A fall in the stock of foreign direct investment that was recorded following the withdrawal by a German bank of more than €2 billion it held in Malta to put it to better use could have given an unnecessary shock. However, it would have been worse had the drop been caused, for instance, by the winding up of a foreign-owned firm in industry or tourism.

Fluctuations of this nature are par for the course because banks or transnational corporations convert idle holdings into new investments. Yet, the fall in the stock and flow of foreign investment shines a light on a subject that is of direct interest to all countries as they seek to recover from slowdowns or recessions or, if they are doing well, strive to further expand their economies.

The fall, last year, in the stock of direct foreign investment held in Malta was of €3 billion, attributable mainly to drops in equity capital held by financial and insurance firms. The largest slice, €2 billion, is said to have represented equity held by Deutsche Bank. There were other foreign banks that did the same. At the end of the year, the stock stood at €9.6 billion.

What is somewhat worrying is that the investment climate is still unsettled, with the United Nations Conference On Trade and Development recording a drop of 18 per cent in global foreign direct investment in 2012. In its view, the road to recovery in foreign direct investment is proving bumpy and could take longer than expected as economic fragility and policy uncertainty in a number of major economies give rise to caution among investors.

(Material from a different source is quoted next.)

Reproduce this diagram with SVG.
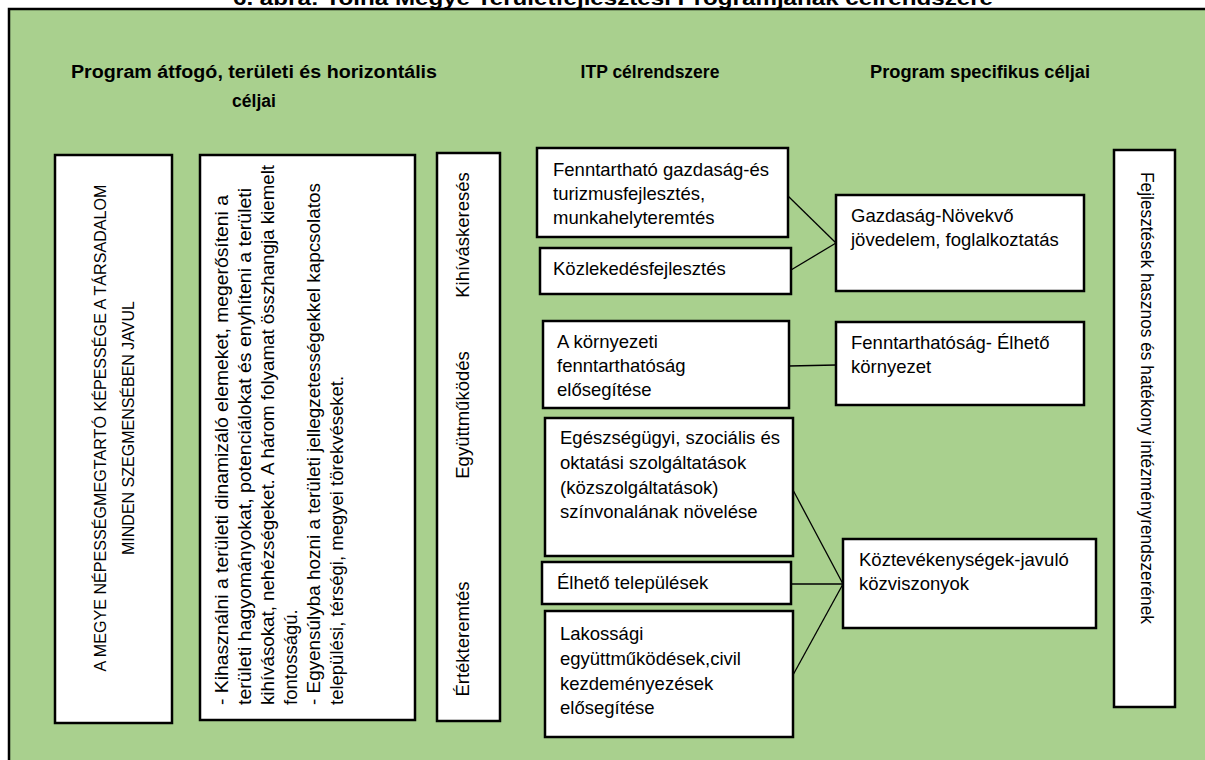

This means that Malta has to work harder to ensure it will get its share, not just in financial and insurance sectors, but, particularly so, in sectors that pump blood into the economy and provide employment.

Malta may have not done all that bad over the years in attracting foreign investment as its resilience, performance and state of its economic set-up shows. New business lines have given a fresh dimension to the economy. The Chinese investment in power generation and the string of new projects announced recently by Malta Enterprise, and which were approved in the first half of this year, also indicate a degree of activity that will do the economy well if they all come to fruition

However, Malta badly needs to pull up its socks if it wants to do even better. Forget all the stereotyped selling points, such as, for example, that all Maltese are bilingual, which some would challenge. The situation on the ground, as seen by outsiders, has to improve if the island is to get better rankings.

A World Bank ‘Doing business’ report for last year places Malta down in the overall ‘ease of doing business’ index for local firms – 103 out of 189, well behind Iceland (13), Ireland (15), Estonia (22), Latvia (24), Botswana (56), Bulgaria (58), St Lucia (64), Ghana (67) and even Rumania (73).

Malta’s ranking in the index for ‘starting a business’ is 161 and that for dealing with construction permits, 163. These rankings ought to bring the island to its senses.

But there is also a political angle. Investors would also check out a country’s regulatory structures for their efficiency and, even more so, for their fairness.

They would investigate, too, a government’s ethical behaviour, transparency and the degree of political patronage in the country.

There is a price to pay for shortcomings in all these and other vital areas.